De rechter concludeert dat de verzekeraar de waarde in het economisch verkeer van de saldolijfrente op 31 december 2020 op de juiste wijze heeft vastgesteld.
In deze zaak (Rechtbank Zeeland-West-Brabant 15 november 2024, ECLI:NL:RBZWB:2024:7795) heeft een man in 1997 een direct uitkerende saldolijfrenteverzekering op het leven van hemzelf en van zijn vrouw afgesloten bij een verzekeraar. Vanaf 1 januari 2021 werd er meer uitgekeerd dan er aan koopsom voor de verzekering was ingelegd.
De verzekeraar heeft aan de Belastingdienst doorgegeven dat de waarde in het economisch verkeer (WEV) van de saldolijfrente op 31 december 2020 € 117.973 bedroeg. Daarbij heeft de verzekeraar zich gebaseerd op de rekenregels die hiervoor door de Belastingdienst waren voorgeschreven. Volgens deze rekenregels moet rekening gehouden worden met verschillende factoren, waaronder de statistisch gemiddelde levensverwachting van een verzekerde. Wanneer deze levensverwachting lager is dan wordt ook de WEV lager.
De man heeft aan de verzekeraar in oktober 2023 zowel een gezondheidsverklaring van hemzelf als van zijn vrouw ingediend. De verzekeraar geeft aan dat op basis van deze gezondheidsverklaringen voor zowel man als vrouw uit kan worden gegaan van een lagere levensverwachting dan de statistische. Daarbij merkt de verzekeraar wel op dat de gezondheidstoestand van beiden op 31 december 2020 dan niet wezenlijk anders mocht zijn dan in oktober 2023. De man is van mening dat op basis van deze lagere levensverwachting de WEV bepaald kan worden op € 69.285,89.

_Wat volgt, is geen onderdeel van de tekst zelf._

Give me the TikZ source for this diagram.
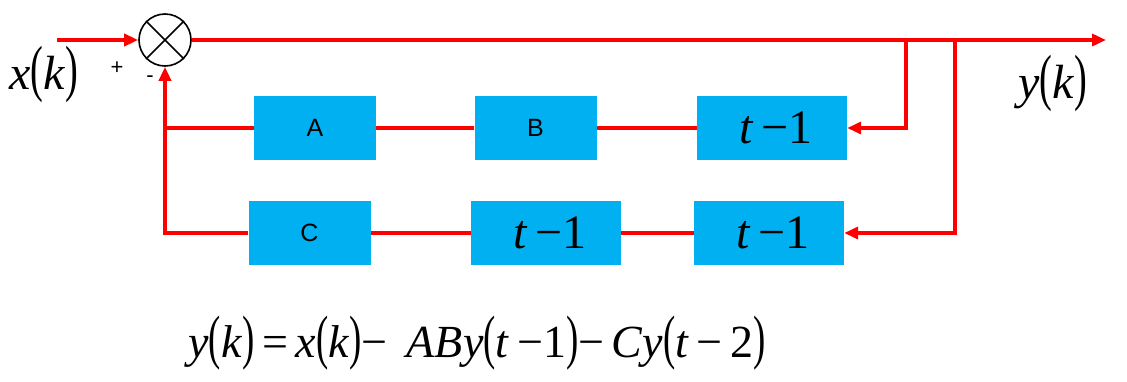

De rechtbank is van mening dat de overlegde gezondheidsverklaringen zijn opgesteld door de man en zijn echtgenote zelf en daarom niet objectief zijn. Bovendien kan niet worden aangetoond dat de gezondheidstoestand van de man en vrouw op 31 december 2020 gelijk was aan die van oktober 2023. De WEV van € 117.973 is dan ook op een juiste wijze vastgesteld.
Belang voor de praktijk
Saldolijfrenten zijn vóór 14 september 1999 gesloten lijfrentecontracten waarvan de koopsom of premie niet kón worden afgetrokken. Uitkeringen werden belast volgens de saldomethode. Dit betekende dat er pas belasting over de uitkeringen hoefde te worden betaald als er meer werd uitbetaald dan er aan premie/koopsom was ingelegd.
Het overgangsrecht voor saldolijfrenteverzekeringen is ten einde gekomen op 31 december 2020 (H 2 art. I onderdeel Q lid 2 Invoeringswet Wet IB 2001). Per die datum gold voor de saldolijfrente een afrekenverplichting. De afrekenverplichting houdt in dat per 31 december 2020 fiscaal moest worden afgerekend over het eventuele rentebestanddeel in de op dat moment aanwezige waarde. De Belastingdienst heeft aan alle verzekeraars voorgeschreven hoe deze waarde moest worden vastgesteld. Daarbij moest onder meer rekening worden gehouden met het statistisch gemiddelde risico van overlijden van de verzekerde voordat de lijfrente volledig is uitgekeerd, de rekenrente en de hoogte van de uitkering die wordt ontvangen.